Omit all pictures and transcribe only the lines in the entries below that run from the line with "What TikZ code" through the line with "inner sep=0pt] (mp)".

■ LISTED RECORDS ■
──────────

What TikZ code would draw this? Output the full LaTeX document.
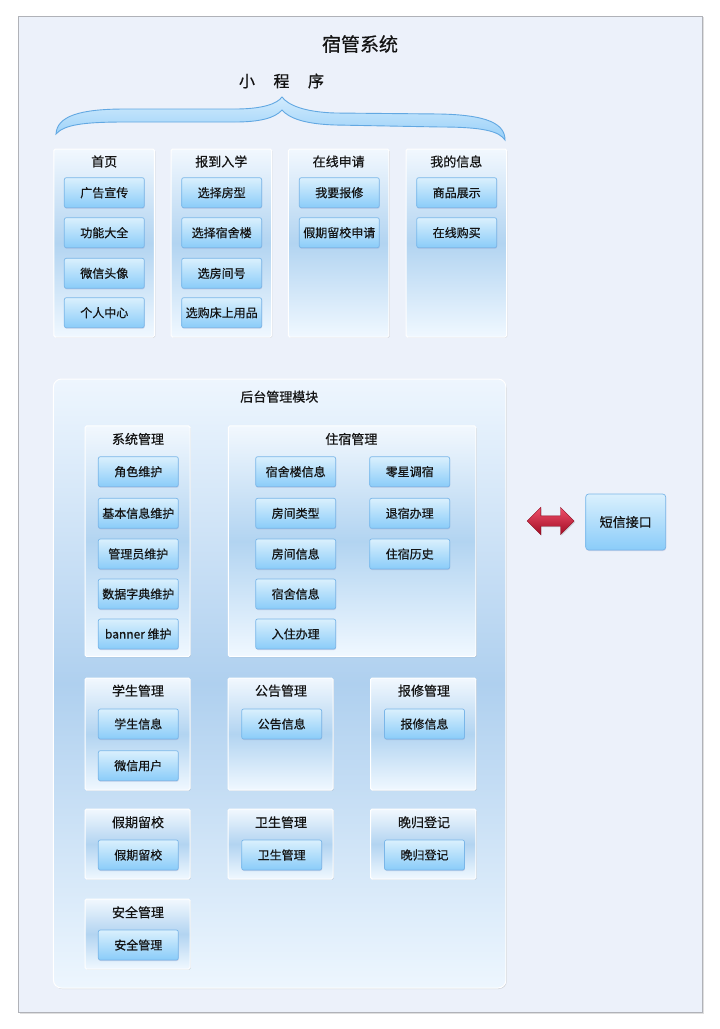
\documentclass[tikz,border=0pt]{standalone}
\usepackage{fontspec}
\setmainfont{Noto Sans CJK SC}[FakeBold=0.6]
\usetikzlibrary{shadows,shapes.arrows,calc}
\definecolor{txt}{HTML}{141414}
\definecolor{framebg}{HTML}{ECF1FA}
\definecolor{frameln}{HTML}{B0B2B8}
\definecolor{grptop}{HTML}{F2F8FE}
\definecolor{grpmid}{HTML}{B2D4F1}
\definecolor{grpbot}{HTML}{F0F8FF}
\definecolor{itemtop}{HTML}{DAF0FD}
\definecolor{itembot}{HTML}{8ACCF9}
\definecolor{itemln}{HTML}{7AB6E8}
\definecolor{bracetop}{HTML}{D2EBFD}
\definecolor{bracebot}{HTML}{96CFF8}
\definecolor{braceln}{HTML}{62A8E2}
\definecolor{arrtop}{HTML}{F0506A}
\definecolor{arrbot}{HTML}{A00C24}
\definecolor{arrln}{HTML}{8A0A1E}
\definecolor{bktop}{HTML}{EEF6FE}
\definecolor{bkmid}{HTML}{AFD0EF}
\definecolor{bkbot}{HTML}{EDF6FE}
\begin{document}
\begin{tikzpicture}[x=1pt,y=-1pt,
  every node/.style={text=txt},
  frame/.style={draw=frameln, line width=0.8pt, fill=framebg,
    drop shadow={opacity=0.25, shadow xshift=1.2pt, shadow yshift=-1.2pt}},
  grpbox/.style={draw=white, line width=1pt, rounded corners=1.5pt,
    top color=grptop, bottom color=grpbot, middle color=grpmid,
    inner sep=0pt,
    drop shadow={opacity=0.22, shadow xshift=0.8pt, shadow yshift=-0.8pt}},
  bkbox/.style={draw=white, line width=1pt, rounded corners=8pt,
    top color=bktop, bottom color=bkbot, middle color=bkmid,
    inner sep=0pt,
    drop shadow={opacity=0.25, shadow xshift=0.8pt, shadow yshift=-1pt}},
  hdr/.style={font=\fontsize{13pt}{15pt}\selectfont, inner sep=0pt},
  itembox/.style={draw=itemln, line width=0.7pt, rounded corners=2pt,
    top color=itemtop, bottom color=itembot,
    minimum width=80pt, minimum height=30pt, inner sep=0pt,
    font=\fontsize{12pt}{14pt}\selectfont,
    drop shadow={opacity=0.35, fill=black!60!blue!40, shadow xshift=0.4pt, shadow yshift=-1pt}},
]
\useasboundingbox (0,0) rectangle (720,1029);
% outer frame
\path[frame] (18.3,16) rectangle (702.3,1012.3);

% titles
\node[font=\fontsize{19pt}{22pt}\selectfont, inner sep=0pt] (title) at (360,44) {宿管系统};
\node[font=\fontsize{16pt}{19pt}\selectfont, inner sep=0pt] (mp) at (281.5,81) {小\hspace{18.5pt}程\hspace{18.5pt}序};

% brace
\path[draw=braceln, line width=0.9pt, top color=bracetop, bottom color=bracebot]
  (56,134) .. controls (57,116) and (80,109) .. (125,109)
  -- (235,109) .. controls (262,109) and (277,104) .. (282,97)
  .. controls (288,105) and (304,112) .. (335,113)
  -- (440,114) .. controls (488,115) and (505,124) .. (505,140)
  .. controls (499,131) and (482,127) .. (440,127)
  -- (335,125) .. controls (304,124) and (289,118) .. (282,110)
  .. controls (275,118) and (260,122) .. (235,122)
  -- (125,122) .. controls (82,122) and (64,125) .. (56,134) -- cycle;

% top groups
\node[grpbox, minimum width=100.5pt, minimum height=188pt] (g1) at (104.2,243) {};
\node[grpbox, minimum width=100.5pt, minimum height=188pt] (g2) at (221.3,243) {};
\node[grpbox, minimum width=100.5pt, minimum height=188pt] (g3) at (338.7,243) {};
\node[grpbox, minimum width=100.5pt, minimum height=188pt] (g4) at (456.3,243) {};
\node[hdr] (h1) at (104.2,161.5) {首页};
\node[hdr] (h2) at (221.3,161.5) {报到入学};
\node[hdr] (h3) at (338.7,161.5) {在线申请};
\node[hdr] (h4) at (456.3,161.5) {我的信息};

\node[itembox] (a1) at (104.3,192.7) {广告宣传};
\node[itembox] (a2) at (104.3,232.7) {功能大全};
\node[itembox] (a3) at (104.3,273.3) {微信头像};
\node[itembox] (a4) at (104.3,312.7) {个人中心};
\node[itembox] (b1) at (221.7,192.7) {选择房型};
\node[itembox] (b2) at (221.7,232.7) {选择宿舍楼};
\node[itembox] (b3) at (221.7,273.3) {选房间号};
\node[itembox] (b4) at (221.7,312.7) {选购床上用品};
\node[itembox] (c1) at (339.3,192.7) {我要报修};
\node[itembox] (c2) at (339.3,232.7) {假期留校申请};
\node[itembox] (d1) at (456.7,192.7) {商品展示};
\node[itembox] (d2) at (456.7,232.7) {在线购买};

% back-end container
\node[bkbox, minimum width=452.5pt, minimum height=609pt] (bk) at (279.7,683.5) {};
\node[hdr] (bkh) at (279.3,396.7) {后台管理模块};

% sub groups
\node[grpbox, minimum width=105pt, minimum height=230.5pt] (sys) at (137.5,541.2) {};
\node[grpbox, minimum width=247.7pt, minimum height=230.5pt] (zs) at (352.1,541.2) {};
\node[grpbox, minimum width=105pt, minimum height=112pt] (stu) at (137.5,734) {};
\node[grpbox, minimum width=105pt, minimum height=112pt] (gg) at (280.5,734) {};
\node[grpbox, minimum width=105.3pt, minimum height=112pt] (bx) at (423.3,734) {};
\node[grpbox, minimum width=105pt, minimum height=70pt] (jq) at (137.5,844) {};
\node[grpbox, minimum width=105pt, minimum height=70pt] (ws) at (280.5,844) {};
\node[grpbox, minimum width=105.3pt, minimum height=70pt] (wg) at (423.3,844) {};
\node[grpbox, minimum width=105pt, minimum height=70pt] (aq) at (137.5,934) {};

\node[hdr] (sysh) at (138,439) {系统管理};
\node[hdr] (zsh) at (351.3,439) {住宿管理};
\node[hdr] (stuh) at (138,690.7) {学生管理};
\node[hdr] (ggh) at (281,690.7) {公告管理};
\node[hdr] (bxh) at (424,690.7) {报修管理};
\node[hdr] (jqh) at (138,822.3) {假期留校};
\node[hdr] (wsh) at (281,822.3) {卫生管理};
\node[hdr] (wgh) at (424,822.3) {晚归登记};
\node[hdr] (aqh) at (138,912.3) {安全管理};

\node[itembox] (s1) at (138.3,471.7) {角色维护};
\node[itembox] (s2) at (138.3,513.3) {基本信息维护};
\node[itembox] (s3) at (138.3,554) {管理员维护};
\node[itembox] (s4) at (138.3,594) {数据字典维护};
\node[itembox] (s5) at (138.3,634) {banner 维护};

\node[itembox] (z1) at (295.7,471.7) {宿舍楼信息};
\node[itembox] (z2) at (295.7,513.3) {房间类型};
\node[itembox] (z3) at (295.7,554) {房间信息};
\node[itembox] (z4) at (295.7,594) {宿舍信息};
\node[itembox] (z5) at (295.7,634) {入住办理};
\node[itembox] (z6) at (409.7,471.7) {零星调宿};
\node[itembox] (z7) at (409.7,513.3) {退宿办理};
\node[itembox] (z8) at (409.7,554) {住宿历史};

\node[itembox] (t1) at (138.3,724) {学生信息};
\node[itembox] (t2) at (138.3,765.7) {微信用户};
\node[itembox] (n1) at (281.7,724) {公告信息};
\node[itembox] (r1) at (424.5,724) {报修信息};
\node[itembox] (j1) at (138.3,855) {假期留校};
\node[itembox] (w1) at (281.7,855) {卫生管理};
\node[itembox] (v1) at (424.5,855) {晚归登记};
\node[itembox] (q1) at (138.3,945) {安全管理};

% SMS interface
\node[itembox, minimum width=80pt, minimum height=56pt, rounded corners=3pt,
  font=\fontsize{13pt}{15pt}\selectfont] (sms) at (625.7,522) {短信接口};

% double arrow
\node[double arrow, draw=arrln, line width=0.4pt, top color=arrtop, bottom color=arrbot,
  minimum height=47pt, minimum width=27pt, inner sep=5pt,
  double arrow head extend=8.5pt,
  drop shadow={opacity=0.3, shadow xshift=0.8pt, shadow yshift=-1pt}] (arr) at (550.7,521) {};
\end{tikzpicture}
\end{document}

──────────

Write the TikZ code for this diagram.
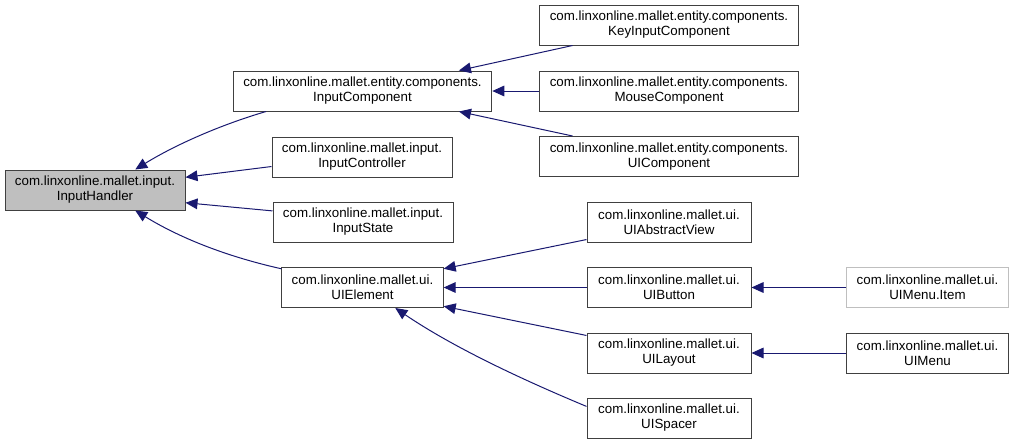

──────────

■ RESULT FOR THIS TASK ■
What TikZ code would draw this? Output the full LaTeX document.
\documentclass[tikz,border=0pt]{standalone}
\usepackage{fontspec}
\setmainfont{Noto Sans CJK SC}[FakeBold=0.6]
\usetikzlibrary{shadows,shapes.arrows,calc}
\definecolor{txt}{HTML}{141414}
\definecolor{framebg}{HTML}{ECF1FA}
\definecolor{frameln}{HTML}{B0B2B8}
\definecolor{grptop}{HTML}{F2F8FE}
\definecolor{grpmid}{HTML}{B2D4F1}
\definecolor{grpbot}{HTML}{F0F8FF}
\definecolor{itemtop}{HTML}{DAF0FD}
\definecolor{itembot}{HTML}{8ACCF9}
\definecolor{itemln}{HTML}{7AB6E8}
\definecolor{bracetop}{HTML}{D2EBFD}
\definecolor{bracebot}{HTML}{96CFF8}
\definecolor{braceln}{HTML}{62A8E2}
\definecolor{arrtop}{HTML}{F0506A}
\definecolor{arrbot}{HTML}{A00C24}
\definecolor{arrln}{HTML}{8A0A1E}
\definecolor{bktop}{HTML}{EEF6FE}
\definecolor{bkmid}{HTML}{AFD0EF}
\definecolor{bkbot}{HTML}{EDF6FE}
\begin{document}
\begin{tikzpicture}[x=1pt,y=-1pt,
  every node/.style={text=txt},
  frame/.style={draw=frameln, line width=0.8pt, fill=framebg,
    drop shadow={opacity=0.25, shadow xshift=1.2pt, shadow yshift=-1.2pt}},
  grpbox/.style={draw=white, line width=1pt, rounded corners=1.5pt,
    top color=grptop, bottom color=grpbot, middle color=grpmid,
    inner sep=0pt,
    drop shadow={opacity=0.22, shadow xshift=0.8pt, shadow yshift=-0.8pt}},
  bkbox/.style={draw=white, line width=1pt, rounded corners=8pt,
    top color=bktop, bottom color=bkbot, middle color=bkmid,
    inner sep=0pt,
    drop shadow={opacity=0.25, shadow xshift=0.8pt, shadow yshift=-1pt}},
  hdr/.style={font=\fontsize{13pt}{15pt}\selectfont, inner sep=0pt},
  itembox/.style={draw=itemln, line width=0.7pt, rounded corners=2pt,
    top color=itemtop, bottom color=itembot,
    minimum width=80pt, minimum height=30pt, inner sep=0pt,
    font=\fontsize{12pt}{14pt}\selectfont,
    drop shadow={opacity=0.35, fill=black!60!blue!40, shadow xshift=0.4pt, shadow yshift=-1pt}},
]
\useasboundingbox (0,0) rectangle (720,1029);
% outer frame
\path[frame] (18.3,16) rectangle (702.3,1012.3);

% titles
\node[font=\fontsize{19pt}{22pt}\selectfont, inner sep=0pt] (title) at (360,44) {宿管系统};
\node[font=\fontsize{16pt}{19pt}\selectfont, inner sep=0pt] (mp) at (281.5,81) {小\hspace{18.5pt}程\hspace{18.5pt}序};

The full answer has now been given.